_Exercise objective_: Give again only the lines running from the one with "Give me the" through the one with "fig.text(0.5, 1 - 30", inclusive. Omit every picture.
─── Provided data ───
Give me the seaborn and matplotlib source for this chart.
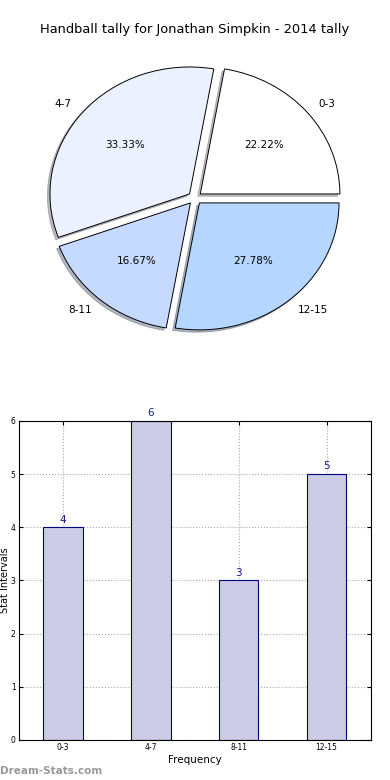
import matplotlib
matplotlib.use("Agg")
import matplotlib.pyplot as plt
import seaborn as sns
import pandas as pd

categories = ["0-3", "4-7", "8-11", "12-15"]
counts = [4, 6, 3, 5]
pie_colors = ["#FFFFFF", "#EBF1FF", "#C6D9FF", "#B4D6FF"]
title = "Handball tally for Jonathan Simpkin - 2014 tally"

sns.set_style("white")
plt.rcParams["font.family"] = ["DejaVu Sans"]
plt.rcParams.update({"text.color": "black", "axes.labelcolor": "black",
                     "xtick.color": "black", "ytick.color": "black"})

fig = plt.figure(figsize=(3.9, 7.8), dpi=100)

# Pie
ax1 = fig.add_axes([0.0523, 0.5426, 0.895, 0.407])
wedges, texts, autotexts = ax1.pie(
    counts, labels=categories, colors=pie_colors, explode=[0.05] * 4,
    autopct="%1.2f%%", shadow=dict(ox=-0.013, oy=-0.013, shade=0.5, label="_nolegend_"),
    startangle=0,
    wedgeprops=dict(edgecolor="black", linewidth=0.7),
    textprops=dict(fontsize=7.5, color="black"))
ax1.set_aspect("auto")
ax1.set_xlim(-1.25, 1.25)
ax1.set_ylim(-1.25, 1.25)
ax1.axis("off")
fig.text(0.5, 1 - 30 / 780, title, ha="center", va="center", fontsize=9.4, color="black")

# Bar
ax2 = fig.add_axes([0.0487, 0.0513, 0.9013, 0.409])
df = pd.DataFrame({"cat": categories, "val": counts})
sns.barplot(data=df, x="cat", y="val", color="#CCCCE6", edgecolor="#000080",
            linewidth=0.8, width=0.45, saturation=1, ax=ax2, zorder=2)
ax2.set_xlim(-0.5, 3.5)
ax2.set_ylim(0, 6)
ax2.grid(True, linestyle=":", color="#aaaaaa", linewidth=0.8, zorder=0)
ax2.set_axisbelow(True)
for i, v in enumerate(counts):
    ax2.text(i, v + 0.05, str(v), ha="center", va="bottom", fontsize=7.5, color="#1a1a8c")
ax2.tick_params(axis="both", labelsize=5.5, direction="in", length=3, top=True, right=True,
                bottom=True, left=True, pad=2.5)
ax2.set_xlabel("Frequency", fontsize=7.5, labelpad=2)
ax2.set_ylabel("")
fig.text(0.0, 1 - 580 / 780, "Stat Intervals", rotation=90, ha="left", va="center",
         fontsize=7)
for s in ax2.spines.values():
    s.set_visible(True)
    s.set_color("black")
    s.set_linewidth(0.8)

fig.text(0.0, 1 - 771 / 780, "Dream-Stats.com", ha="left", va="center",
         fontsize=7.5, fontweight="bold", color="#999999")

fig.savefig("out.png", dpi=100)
───
─── Provided data ───
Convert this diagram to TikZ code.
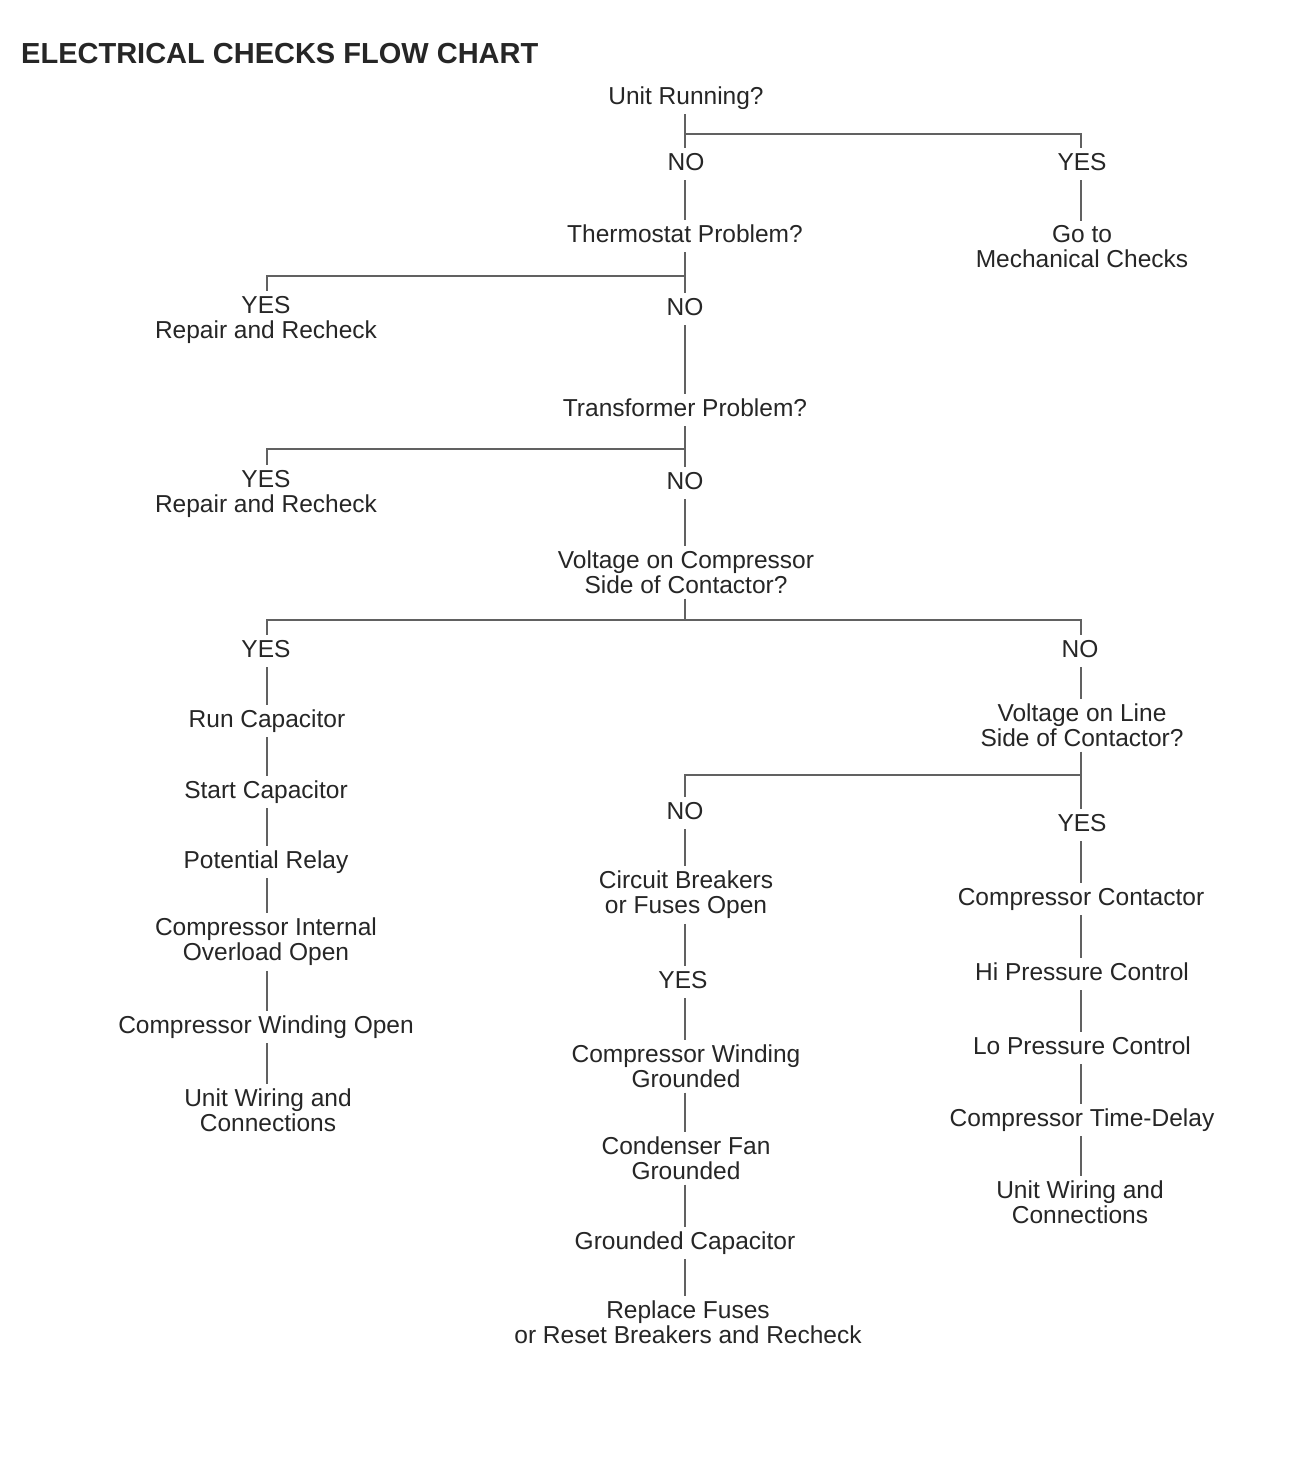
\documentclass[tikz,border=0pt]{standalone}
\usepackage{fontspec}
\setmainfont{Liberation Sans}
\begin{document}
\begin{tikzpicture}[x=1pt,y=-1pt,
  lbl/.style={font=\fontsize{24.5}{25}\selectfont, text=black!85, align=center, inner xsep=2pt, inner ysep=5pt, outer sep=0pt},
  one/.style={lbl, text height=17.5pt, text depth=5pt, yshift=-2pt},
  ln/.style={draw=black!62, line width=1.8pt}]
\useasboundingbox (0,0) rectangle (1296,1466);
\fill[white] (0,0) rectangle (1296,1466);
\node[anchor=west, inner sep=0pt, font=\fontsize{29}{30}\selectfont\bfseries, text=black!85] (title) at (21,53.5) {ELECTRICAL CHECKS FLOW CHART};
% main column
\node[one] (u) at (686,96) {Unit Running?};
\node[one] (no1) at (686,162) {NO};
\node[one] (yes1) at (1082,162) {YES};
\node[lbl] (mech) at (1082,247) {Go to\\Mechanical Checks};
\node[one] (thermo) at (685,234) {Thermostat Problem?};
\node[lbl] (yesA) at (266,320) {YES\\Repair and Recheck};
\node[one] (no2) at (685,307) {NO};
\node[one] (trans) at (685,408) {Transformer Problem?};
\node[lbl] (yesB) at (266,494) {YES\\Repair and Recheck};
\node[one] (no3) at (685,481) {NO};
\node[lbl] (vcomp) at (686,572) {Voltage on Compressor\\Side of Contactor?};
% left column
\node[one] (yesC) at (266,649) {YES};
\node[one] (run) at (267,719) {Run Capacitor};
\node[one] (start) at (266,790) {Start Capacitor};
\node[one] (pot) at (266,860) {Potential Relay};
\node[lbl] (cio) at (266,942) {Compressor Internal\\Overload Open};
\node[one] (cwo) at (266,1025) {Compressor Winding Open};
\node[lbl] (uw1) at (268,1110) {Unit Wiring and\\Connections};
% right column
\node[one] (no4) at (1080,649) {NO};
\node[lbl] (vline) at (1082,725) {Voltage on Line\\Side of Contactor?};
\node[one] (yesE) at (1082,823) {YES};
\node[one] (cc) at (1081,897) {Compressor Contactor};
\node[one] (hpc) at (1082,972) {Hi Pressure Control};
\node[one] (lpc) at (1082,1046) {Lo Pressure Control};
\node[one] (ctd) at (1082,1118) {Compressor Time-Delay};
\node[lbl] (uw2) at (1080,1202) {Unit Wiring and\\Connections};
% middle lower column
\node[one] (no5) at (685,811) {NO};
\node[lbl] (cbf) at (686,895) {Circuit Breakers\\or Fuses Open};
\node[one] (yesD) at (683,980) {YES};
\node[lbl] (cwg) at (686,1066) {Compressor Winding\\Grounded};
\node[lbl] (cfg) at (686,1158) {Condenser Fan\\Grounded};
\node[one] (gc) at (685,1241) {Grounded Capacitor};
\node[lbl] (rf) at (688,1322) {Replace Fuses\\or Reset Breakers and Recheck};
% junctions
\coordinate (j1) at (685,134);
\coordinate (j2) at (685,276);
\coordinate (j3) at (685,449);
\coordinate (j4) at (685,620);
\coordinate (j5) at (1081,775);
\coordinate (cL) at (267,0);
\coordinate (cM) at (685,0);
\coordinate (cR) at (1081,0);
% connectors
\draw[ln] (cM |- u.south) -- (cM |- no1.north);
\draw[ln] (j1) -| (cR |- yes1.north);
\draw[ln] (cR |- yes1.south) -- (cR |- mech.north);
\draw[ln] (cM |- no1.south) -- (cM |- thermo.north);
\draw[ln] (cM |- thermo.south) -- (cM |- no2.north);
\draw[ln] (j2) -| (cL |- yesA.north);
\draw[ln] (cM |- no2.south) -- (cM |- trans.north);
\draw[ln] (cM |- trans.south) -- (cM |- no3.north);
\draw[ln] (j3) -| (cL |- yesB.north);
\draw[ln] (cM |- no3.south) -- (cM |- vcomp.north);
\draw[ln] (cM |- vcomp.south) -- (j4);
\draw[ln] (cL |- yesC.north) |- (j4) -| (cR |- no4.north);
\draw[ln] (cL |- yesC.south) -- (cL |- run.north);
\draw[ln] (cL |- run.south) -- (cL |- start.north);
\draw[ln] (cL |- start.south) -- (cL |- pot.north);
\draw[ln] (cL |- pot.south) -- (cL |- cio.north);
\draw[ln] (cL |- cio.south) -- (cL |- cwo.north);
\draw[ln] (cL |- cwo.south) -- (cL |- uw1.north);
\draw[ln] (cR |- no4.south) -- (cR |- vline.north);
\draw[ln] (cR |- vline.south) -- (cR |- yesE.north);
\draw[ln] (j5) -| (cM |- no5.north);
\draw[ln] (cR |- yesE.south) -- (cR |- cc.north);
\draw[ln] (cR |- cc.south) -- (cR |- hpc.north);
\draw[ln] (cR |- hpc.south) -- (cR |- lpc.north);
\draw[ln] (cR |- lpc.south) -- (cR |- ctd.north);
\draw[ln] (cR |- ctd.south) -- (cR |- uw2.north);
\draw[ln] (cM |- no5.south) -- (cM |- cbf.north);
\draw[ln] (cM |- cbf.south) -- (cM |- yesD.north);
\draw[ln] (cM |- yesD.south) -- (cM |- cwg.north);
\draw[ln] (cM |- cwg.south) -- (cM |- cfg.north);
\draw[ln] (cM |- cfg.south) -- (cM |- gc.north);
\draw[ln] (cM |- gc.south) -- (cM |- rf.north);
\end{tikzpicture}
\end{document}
───
_The reply_:
Give me the seaborn and matplotlib source for this chart.
import matplotlib
matplotlib.use("Agg")
import matplotlib.pyplot as plt
import seaborn as sns
import pandas as pd

categories = ["0-3", "4-7", "8-11", "12-15"]
counts = [4, 6, 3, 5]
pie_colors = ["#FFFFFF", "#EBF1FF", "#C6D9FF", "#B4D6FF"]
title = "Handball tally for Jonathan Simpkin - 2014 tally"

sns.set_style("white")
plt.rcParams["font.family"] = ["DejaVu Sans"]
plt.rcParams.update({"text.color": "black", "axes.labelcolor": "black",
                     "xtick.color": "black", "ytick.color": "black"})

fig = plt.figure(figsize=(3.9, 7.8), dpi=100)

# Pie
ax1 = fig.add_axes([0.0523, 0.5426, 0.895, 0.407])
wedges, texts, autotexts = ax1.pie(
    counts, labels=categories, colors=pie_colors, explode=[0.05] * 4,
    autopct="%1.2f%%", shadow=dict(ox=-0.013, oy=-0.013, shade=0.5, label="_nolegend_"),
    startangle=0,
    wedgeprops=dict(edgecolor="black", linewidth=0.7),
    textprops=dict(fontsize=7.5, color="black"))
ax1.set_aspect("auto")
ax1.set_xlim(-1.25, 1.25)
ax1.set_ylim(-1.25, 1.25)
ax1.axis("off")
fig.text(0.5, 1 - 30 / 780, title, ha="center", va="center", fontsize=9.4, color="black")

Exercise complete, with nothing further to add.